The 2304SP RX 580 has 80% more shaders than the GTX 1060. It has more bandwidth. It has fewer ROPs. It has lower frequency. It performs the same as the GTX 1060, which tends to have more OC headroom.
RX 480 has 2304 shaders at a maximum boost clock of 1266 MHz. That means 5.83 peak TFlops.
GTX 1060 has 1280 shaders at a maximum boost clock of 1708 MHz. That comes out to 4.37 peak TFlops.
Assuming both cards are reasonably well balanced in terms of ROPs, bandwidth, etc., this means that Polaris needs about 33% more TFlops to get the same performance as Pascal. Or, looked at the other way, a Pascal card with about 75% of the TFlops of Polaris can provide equal performance.
We have reason to believe that the top Vega SKU will do 12.5 TFlops or more. That was the figure given for the Radeon Instinct MI25 accelerator, and it would be unusual for a professional card to have higher clocks than the consumer equivalent - usually it's the other way around. So if we assume Vega is just a scaled-up Polaris, no architectural improvements at all, that means it would be roughly equivalent to a Pascal card with ~9.4 TFlops. Yes, that's only about 5% more than GTX 1080 (8.87 TFlops) - but keep in mind that assumes no architectural improvements. And that's not the case - there are some big improvements with Vega, most notably tiled rendering, which was what vaulted Maxwell past GCN in perf/TFlop in the first place.
Using the same shader ratio, Vega at 4608 shaders would equal a GTX 1080, and have less OC headroom.

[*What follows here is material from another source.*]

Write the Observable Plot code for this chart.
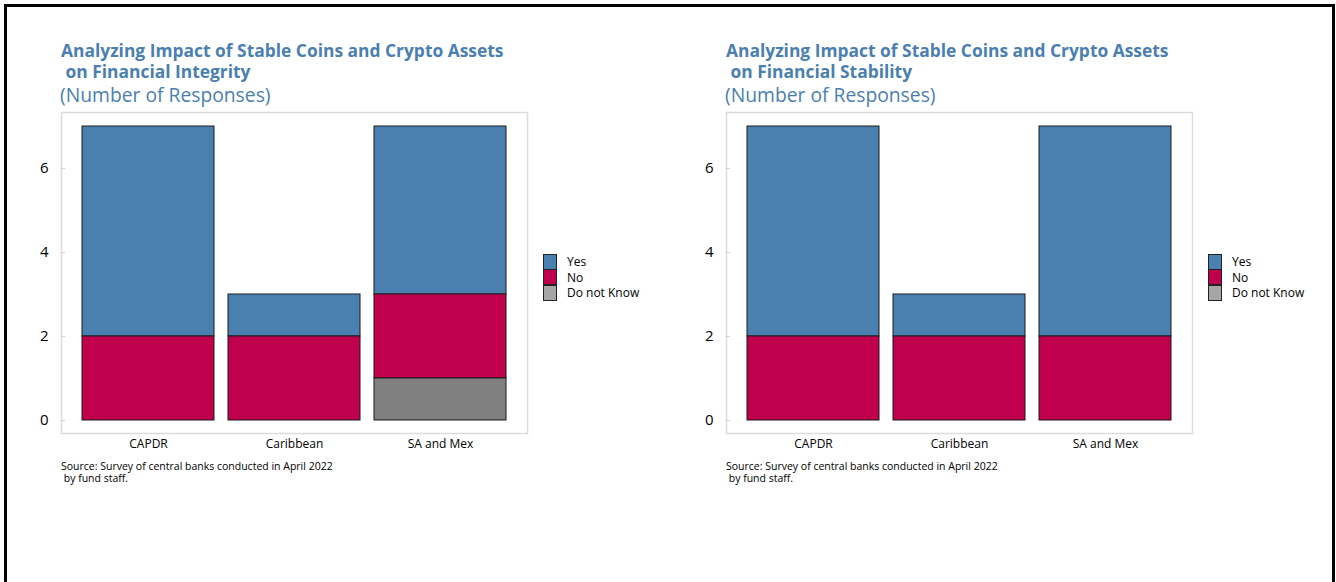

The problem with that argument is that Pascal almost certainly won't have nearly as much of a clock speed edge over Vega as it has over Polaris. AMD specifically stated that Vega was optimized for higher clock speeds. As mentioned above, the Radeon Instinct MI25 is said to do 12.5 TFlops, which, assuming 4096 shaders, equates to a clock speed of 1525 MHz.